Don’t get me wrong, I do have clients that do exercise their recovery plans, but they are in a minority and they don’t exercise every plan as often as they should. I’ve tried all sorts of ideas to overcome this problem, but none of them seemed to have worked. Is this just a fact of life, or can something really be done to make sure that recovery plans are exercised on a regular basis?

The RBS systems failure should become a case study in Business Continuity, but I doubt that it will as the bank won’t want to advertise how it managed to not only get something seriously wrong, but how it took so long to fix and what it really cost. Every Business Continuity professional should be interested in this so that they can learn from any mistakes that were made, and see how Business Continuity Plans were used in response to a real disruption.

The first thing that I’m interested in though, is whether or not RBS activated its strategic level Business Continuity Plan, which may be known as an Incident or Crisis Management Plan. Presuming that RBS has such a plan, was it used, or did a group of senior executives just get together and decide what to do without reference to the plan?

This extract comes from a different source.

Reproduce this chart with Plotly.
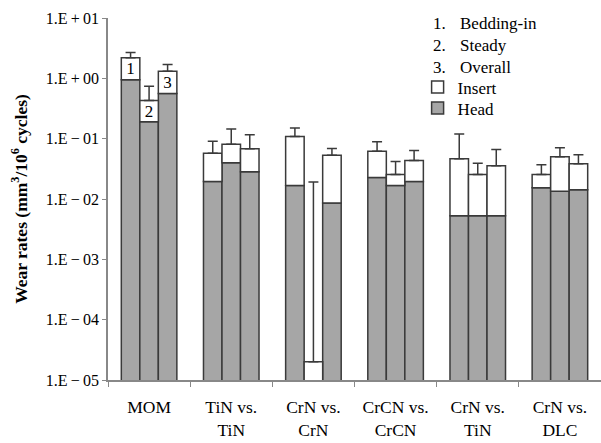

Secondly, did the person who first identified that a software upgrade had gone wrong just try and fix it, or did they also escalate the issue up the management chain of command? If so, did it get to the top quickly, or did it stay hidden until the effect of the problem became widely known?

Being a UK taxpayer, I’m a shareholder in RBS. As a shareholder, I’d like RBS to undertake a thorough post incident review and publish the results so that we can all learn from what went wrong.